**WRITTEN TASK**:
Write out all the lines again, precisely as they stand, but without the images.

**RAW DATA**:
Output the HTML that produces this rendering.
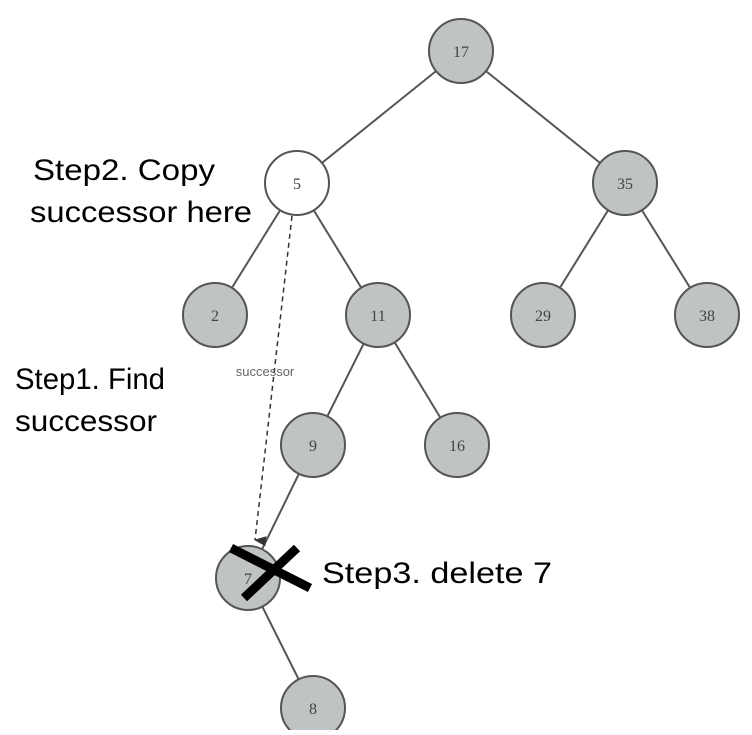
<!DOCTYPE html>
<html><head><style>
body{margin:0;background:#fff;width:752px;height:730px;overflow:hidden}
text{font-family:"Liberation Serif",serif}
.l{font-family:"Liberation Sans","Noto Sans CJK KR",sans-serif;font-size:30px;fill:#000}
</style></head><body>
<svg width="752" height="730" xmlns="http://www.w3.org/2000/svg">
<defs><marker id="a" markerWidth="10" markerHeight="12" refX="5" refY="11" orient="auto" markerUnits="userSpaceOnUse"><path d="M0,0 L10,0 L5,12 z" fill="#333"/></marker></defs>
<g stroke="#555" stroke-width="2">
<line x1="461" y1="51" x2="297" y2="183"/><line x1="461" y1="51" x2="625" y2="183"/>
<line x1="297" y1="183" x2="215" y2="315"/><line x1="297" y1="183" x2="378" y2="315"/>
<line x1="625" y1="183" x2="543" y2="315"/><line x1="625" y1="183" x2="707" y2="315"/>
<line x1="378" y1="315" x2="313" y2="445"/><line x1="378" y1="315" x2="457" y2="445"/>
<line x1="313" y1="445" x2="248" y2="578"/><line x1="248" y1="578" x2="313" y2="708"/>
</g>
<line x1="292" y1="216" x2="255" y2="540" stroke="#333" stroke-width="1.5" stroke-dasharray="5,4" marker-end="url(#a)"/>
<g stroke="#555" stroke-width="2" fill="#c0c3c4">
<circle cx="461" cy="51" r="32"/>
<circle cx="297" cy="183" r="32" fill="#fff"/>
<circle cx="625" cy="183" r="32"/>
<circle cx="215" cy="315" r="32"/><circle cx="378" cy="315" r="32"/>
<circle cx="543" cy="315" r="32"/><circle cx="707" cy="315" r="32"/>
<circle cx="313" cy="445" r="32"/><circle cx="457" cy="445" r="32"/>
<circle cx="248" cy="578" r="32"/><circle cx="313" cy="708" r="32"/>
</g>
<g font-size="16" fill="#444" text-anchor="middle">
<text x="461" y="57">17</text><text x="297" y="189">5</text><text x="625" y="189">35</text>
<text x="215" y="321">2</text><text x="378" y="321">11</text><text x="543" y="321">29</text><text x="707" y="321">38</text>
<text x="313" y="451">9</text><text x="457" y="451">16</text><text x="248" y="584">7</text><text x="313" y="714">8</text>
</g>
<text x="265" y="376" font-size="13" fill="#666" text-anchor="middle" style="font-family:'Liberation Sans',sans-serif">successor</text>
<g stroke="#000" stroke-width="9">
<line x1="231" y1="548" x2="310" y2="588"/><line x1="244" y1="598" x2="297" y2="548"/>
</g>
<text class="l" x="33" y="180" textLength="182" lengthAdjust="spacingAndGlyphs">Step2. Copy</text>
<text class="l" x="30" y="222" textLength="222" lengthAdjust="spacingAndGlyphs">successor here</text>
<text class="l" x="15" y="389" textLength="150" lengthAdjust="spacingAndGlyphs">Step1. Find</text>
<text class="l" x="15" y="431" textLength="142" lengthAdjust="spacingAndGlyphs">successor</text>
<text class="l" x="322" y="583" textLength="230" lengthAdjust="spacingAndGlyphs">Step3. delete 7</text>
</svg>
</body></html>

**OUTPUT OF THE EXERCISE**:
Output the HTML that produces this rendering.
<!DOCTYPE html>
<html><head><style>
body{margin:0;background:#fff;width:752px;height:730px;overflow:hidden}
text{font-family:"Liberation Serif",serif}
.l{font-family:"Liberation Sans","Noto Sans CJK KR",sans-serif;font-size:30px;fill:#000}
</style></head><body>
<svg width="752" height="730" xmlns="http://www.w3.org/2000/svg">
<defs><marker id="a" markerWidth="10" markerHeight="12" refX="5" refY="11" orient="auto" markerUnits="userSpaceOnUse"><path d="M0,0 L10,0 L5,12 z" fill="#333"/></marker></defs>
<g stroke="#555" stroke-width="2">
<line x1="461" y1="51" x2="297" y2="183"/><line x1="461" y1="51" x2="625" y2="183"/>
<line x1="297" y1="183" x2="215" y2="315"/><line x1="297" y1="183" x2="378" y2="315"/>
<line x1="625" y1="183" x2="543" y2="315"/><line x1="625" y1="183" x2="707" y2="315"/>
<line x1="378" y1="315" x2="313" y2="445"/><line x1="378" y1="315" x2="457" y2="445"/>
<line x1="313" y1="445" x2="248" y2="578"/><line x1="248" y1="578" x2="313" y2="708"/>
</g>
<line x1="292" y1="216" x2="255" y2="540" stroke="#333" stroke-width="1.5" stroke-dasharray="5,4" marker-end="url(#a)"/>
<g stroke="#555" stroke-width="2" fill="#c0c3c4">
<circle cx="461" cy="51" r="32"/>
<circle cx="297" cy="183" r="32" fill="#fff"/>
<circle cx="625" cy="183" r="32"/>
<circle cx="215" cy="315" r="32"/><circle cx="378" cy="315" r="32"/>
<circle cx="543" cy="315" r="32"/><circle cx="707" cy="315" r="32"/>
<circle cx="313" cy="445" r="32"/><circle cx="457" cy="445" r="32"/>
<circle cx="248" cy="578" r="32"/><circle cx="313" cy="708" r="32"/>
</g>
<g font-size="16" fill="#444" text-anchor="middle">
<text x="461" y="57">17</text><text x="297" y="189">5</text><text x="625" y="189">35</text>
<text x="215" y="321">2</text><text x="378" y="321">11</text><text x="543" y="321">29</text><text x="707" y="321">38</text>
<text x="313" y="451">9</text><text x="457" y="451">16</text><text x="248" y="584">7</text><text x="313" y="714">8</text>
</g>
<text x="265" y="376" font-size="13" fill="#666" text-anchor="middle" style="font-family:'Liberation Sans',sans-serif">successor</text>
<g stroke="#000" stroke-width="9">
<line x1="231" y1="548" x2="310" y2="588"/><line x1="244" y1="598" x2="297" y2="548"/>
</g>
<text class="l" x="33" y="180" textLength="182" lengthAdjust="spacingAndGlyphs">Step2. Copy</text>
<text class="l" x="30" y="222" textLength="222" lengthAdjust="spacingAndGlyphs">successor here</text>
<text class="l" x="15" y="389" textLength="150" lengthAdjust="spacingAndGlyphs">Step1. Find</text>
<text class="l" x="15" y="431" textLength="142" lengthAdjust="spacingAndGlyphs">successor</text>
<text class="l" x="322" y="583" textLength="230" lengthAdjust="spacingAndGlyphs">Step3. delete 7</text>
</svg>
</body></html>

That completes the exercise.